Brecht formulated the Verfremdungseffekt, or the alienation effect, which would remind people that the theatre is indeed a theatre and keep them thinking about how events are unfolding onstage, not just what those events are. He felt this was the way to keep the audience intellectually engaged, and ideally move them to action.

Some alienation techniques include setting his plays in distant locations and times, breaking the fourth wall, and beginning a scene by announcing what will happen at the end of the scene. One of Brecht’s more popular alienation techniques is the inclusion of music. As opposed to the American musical theater tradition, where the song advances the plot, songs in Brecht plays generally halt the action and act as a commentary.

Brecht collaborated with composer Kurt Weill on several shows, including The Threepenny Opera and The Rise and Fall of Mahagony. One of their most famous songs, used in both The Threepenny Opera and Mother Courage, is Solomon Song, performed here by the legendary Lotte Lenya.

Click here for a bibliography of Brecht’s works in translated English.

About the Play

Mother Courage and Her Children (in its original German, called Mutter Courage und ihre Kinder) was written while Brecht was in exile in Scandinavia, having had his German citizenship withdrawn. His play about the effect war has on individual morality was a response to World War II and Hitler’s 1939 invasion of Poland.

True to his goal to distance the audience from the action, the play is set in Sweden, Poland, and Germany during the Thirty Years War. Each scene begins with a description of what will happen (including “spoilers”, like the deaths of major characters). Although he wanted to avoid emotional manipulation (a tool he saw misused by the Nazis), many audiences have been moved by Mother Courage's daughter, Kattrin’s death and have sympathized with Mother Courage.

The play may have been written with considerable assistance from Margarete Steffin, one of Brecht’s lovers and an often uncredited collaborator.

The show was first produced in Zurich in 1941. In 1949, Brecht returned to Berlin to stage Mother Courage and Her Children with his wife, Helene Weigel in the title role at the Deutsches Theater. The role became inextricably linked to Weigel's performance. A few years after Brecht’s death, Helene Weigel starred in a movie adaptation of the play.

Mother Courage and Her Children is considered one of the greatest plays in 20th century with Mother Courage being regarded as one of the greatest, most challenging women’s roles of all time (sometimes seen as the female King Lear). Actresses who have played her include Meryl Streep and Dame Judi Dench.

The play recently gained attention when Tonya Pinkins dropped out of a New York City production set in the Democratic Republic of the Congo, criticizing the way the largely white creative team dismissed the Black Perspective.
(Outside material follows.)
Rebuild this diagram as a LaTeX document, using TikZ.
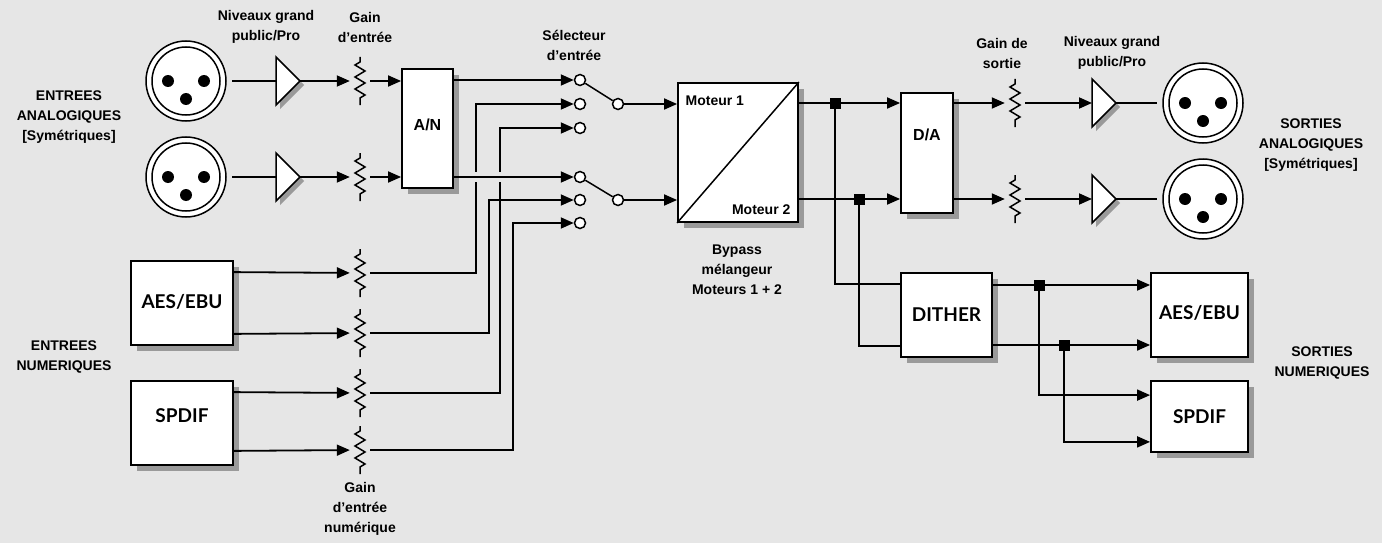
\documentclass[tikz,border=0pt]{standalone}
\usepackage{fontspec}
\setmainfont{Liberation Sans}
\newfontfamily\blockfont{Lato}
\usetikzlibrary{arrows.meta,positioning,shadows}
\definecolor{bggray}{HTML}{E6E6E6}
\definecolor{shadowgray}{HTML}{9A9A9A}

\begin{document}
\begin{tikzpicture}[x=1pt,y=-1pt,
				wire/.style={line width=1.8pt},
				sig/.style={wire,-{Triangle[length=13pt,width=11pt]}},
				blk/.style={rectangle, draw, line width=1.8pt, fill=white, inner sep=0pt,
					drop shadow={shadow xshift=6pt,shadow yshift=-6pt,fill=shadowgray,opacity=1}},
				lbl/.style={font=\bfseries\fontsize{14}{20}\selectfont, align=center},
				conv/.style={font=\bfseries\fontsize{16}{20}\selectfont},
				blocktxt/.style={font=\blockfont\bfseries\fontsize{19}{22}\selectfont},
				contact/.style={circle, draw, line width=1.5pt, fill=white, minimum size=11pt, inner sep=0pt},
				junction/.style={rectangle, fill=black, minimum size=11pt, inner sep=0pt},
				res/.style={inner sep=0pt, minimum width=20pt, minimum height=48pt},
				zz/.pic={\draw[line width=1.5pt] (0,-24)--(0,-19)--(-5,-16)--(5,-10)--(-5,-4)--(5,2)--(-5,8)--(5,14)--(0,17)--(0,24);},
				amp/.pic={\fill[shadowgray] (-8,-20)--(16,4)--(-8,28)--cycle;
					\draw[line width=1.5pt,fill=white] (-12,-24)--(12,0)--(-12,24)--cycle;
					\coordinate (-in) at (-12,0); \coordinate (-out) at (12,0);},
				xlr/.pic={\draw[line width=1.5pt,fill=white] (0,0) circle (40pt);
					\draw[line width=1.5pt] (0,0) circle (34pt);
					\fill (-18,0) circle (6pt) (18,0) circle (6pt) (0,18) circle (6pt);
					\coordinate (-w) at (-46,0); \coordinate (-e) at (46,0);},
				]
				\fill[bggray] (0,0) rectangle (1382,543);
				\useasboundingbox (0,0) rectangle (1382,543);
				
				%Inputs
				\pic (xi1) at (186,81) {xlr};
				\pic (xi2) at (186,177) {xlr};
				\pic (ai1) at (288,81) {amp};
				\pic (ai2) at (288,177) {amp};
				\foreach \n/\y in {ri1/81,ri2/177,rd1/273,rd2/333,rd3/393,rd4/450}{
					\node[res] (\n) at (360,\y) {};
					\pic at (\n) {zz};
				}
				\node[blk, minimum width=51pt, minimum height=119pt] (an) at (427.5,128.5) {};
				\node[conv] (antxt) at (427.5,125) {A/N};
				\node[blk, minimum width=102pt, minimum height=84pt] (ain) at (182,303) {};
				\node[blocktxt] (aintxt) at (182,302) {AES/EBU};
				\node[blk, minimum width=102pt, minimum height=84pt] (sin) at (182,423) {};
				\node[blocktxt] (sintxt) at (182,416) {SPDIF};
				
				%Selector
				\foreach \n/\y in {s1a/80,s1b/104,s1c/128,s2a/177,s2b/200,s2c/223}{
					\node[contact] (\n) at (580,\y) {};
				}
				\node[contact] (p1) at (618,104) {};
				\node[contact] (p2) at (618,200) {};
				
				%Engines
				\node[blk, minimum width=120pt, minimum height=139pt] (mo) at (738,152.5) {};
				\draw[line width=1.5pt] (mo.south west) -- (mo.north east);
				\node[conv, anchor=north west, font=\bfseries\fontsize{14}{16}\selectfont] (m1) at ([shift={(5pt,-10pt)}]mo.north west) {Moteur 1};
				\node[conv, anchor=south east, font=\bfseries\fontsize{14}{16}\selectfont] (m2) at ([shift={(-5pt,5pt)}]mo.south east) {Moteur 2};
				
				%Outputs
				\node[blk, minimum width=52pt, minimum height=120pt] (da) at (927,153) {};
				\node[conv] (datxt) at (927,135) {D/A};
				\node[blk, minimum width=91pt, minimum height=84pt] (dith) at (946.5,315) {};
				\node[blocktxt] (dithtxt) at (946.5,315) {DITHER};
				\node[blk, minimum width=97pt, minimum height=84pt] (aout) at (1199.5,315) {};
				\node[blocktxt] (aouttxt) at (1199.5,313) {AES/EBU};
				\node[blk, minimum width=97pt, minimum height=71pt] (sout) at (1199.5,416.5) {};
				\node[blocktxt] (souttxt) at (1199.5,417) {SPDIF};
				\foreach \n/\y in {ro1/103,ro2/199}{
					\node[res] (\n) at (1015,\y) {};
					\pic at (\n) {zz};
				}
				\pic (ao1) at (1104,103) {amp};
				\pic (ao2) at (1104,199) {amp};
				\pic (xo1) at (1203,103) {xlr};
				\pic (xo2) at (1203,199) {xlr};
				
				%Lines
				\draw[wire] (xi1-e) -- (ai1-in);
				\draw[wire] (xi2-e) -- (ai2-in);
				\draw[sig] (ai1-out) -- (ri1);
				\draw[sig] (ai2-out) -- (ri2);
				\draw[sig] (ri1) -- (an.west |- ri1);
				\draw[sig] (ri2) -- (an.west |- ri2);
				\draw[sig] ([yshift=-12pt]ain.north east) -- (rd1);
				\draw[sig] ([yshift=12pt]ain.south east) -- (rd2);
				\draw[sig] ([yshift=-12pt]sin.north east) -- (rd3);
				\draw[sig] ([yshift=15pt]sin.south east) -- (rd4);
				\draw[sig] (rd1) -- ++(116,0) |- (s1b);
				\draw[sig] (rd2) -- ++(129,0) |- (s2b);
				\draw[sig] (rd3) -- ++(140,0) |- (s1c);
				\draw[sig] (rd4) -- ++(153,0) |- (s2c);
				\draw[sig] (an.east |- s1a) -- (s1a);
				\draw[bggray, line width=10pt] ([xshift=20pt]an.east |- s2a) -- ([xshift=-30pt]s2a.west);
				\draw[sig] (an.east |- s2a) -- (s2a);
				\draw[line width=1.5pt] (s1a) -- (p1);
				\draw[line width=1.5pt] (s2a) -- (p2);
				\draw[sig] (p1) -- (mo.west |- p1);
				\draw[sig] (p2) -- (mo.west |- p2);
				
				\node[junction] (j1) at (835,103) {};
				\node[junction] (j2) at (859,199) {};
				\draw[sig] (mo.east |- j1) -- (da.west |- j1);
				\draw[sig] (mo.east |- j2) -- (da.west |- j2);
				\draw[wire] (j1) |- ([yshift=-12pt]dith.north west);
				\draw[wire] (j2) |- ([yshift=12pt]dith.south west);
				\node[junction] at (j1) {};
				\node[junction] at (j2) {};
				\draw[sig] (da.east |- ro1) -- (ro1);
				\draw[sig] (da.east |- ro2) -- (ro2);
				\draw[sig] (ro1) -- (ao1-in);
				\draw[sig] (ro2) -- (ao2-in);
				\draw[wire] (ao1-out) -- (xo1-w);
				\draw[wire] (ao2-out) -- (xo2-w);
				
				\node[junction] (j3) at (1039,285) {};
				\node[junction] (j4) at (1064,345) {};
				\draw[sig] (dith.east |- j3) -- (aout.west |- j3);
				\draw[sig] (dith.east |- j4) -- (aout.west |- j4);
				\draw[sig] (j3) |- ([yshift=-15pt]sout.north west);
				\draw[sig] (j4) |- ([yshift=11pt]sout.south west);
				\node[junction] at (j3) {};
				\node[junction] at (j4) {};
				
				%Labels
				\node[lbl] (lnivin) at (266,27) {Niveaux grand\\public/Pro};
				\node[lbl] (lgainin) at (365,27) {Gain\\d'entrée};
				\node[lbl] (lsel) at (574,45) {Sélecteur\\d'entrée};
				\node[lbl] (lanin) at (69,117) {ENTREES\\ANALOGIQUES\\{[Symétriques]}};
				\node[lbl] (lnumin) at (64,357) {ENTREES\\NUMERIQUES};
				\node[lbl] (lgainnum) at (360,509) {Gain\\d'entrée\\numérique};
				\node[lbl] (lbyp) at (737,270) {Bypass\\mélangeur\\Moteurs 1 + 2};
				\node[lbl] (lgainout) at (1002,53) {Gain de\\sortie};
				\node[lbl] (lnivout) at (1112,53) {Niveaux grand\\public/Pro};
				\node[lbl] (lanout) at (1311,145) {SORTIES\\ANALOGIQUES\\{[Symétriques]}};
				\node[lbl] (lnumout) at (1322,363) {SORTIES\\NUMERIQUES};
			\end{tikzpicture}
\end{document}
Read her statement for a fascinating look at the way Mother Courage enters a dialogue with the Black Lives Matter movement and diversity in theatre.

About this Production

Brecht is not new to Todd Theatre—in 1997, Mother Courage director, Nigel Maister, directed Brecht’s first play, Baal. In addition, the program has also produced Man is Man (directed by Itamar Kubovy). However, this is the first time the International Theatre Program has commissioned a new musical (or at least, a play with substantial new music).

The UR International Theatre Program's production will have a new score and settings of the play's songs, composed by Matt Marks, a prolific composer of works varying from the operatic to electronic. Marks is an alumnus of the Eastman School of Music. He cites an interest in polystylism, and the Mother Courage score features music written specifically for the cast’s voices in styles including musical theater, rock, folk, country, pop, and beyond.

This production is set “now”-ish. Many of its issues and concerns feel familiar in our world, including the struggles of migrants, prevalence of poverty, and the need for social justice.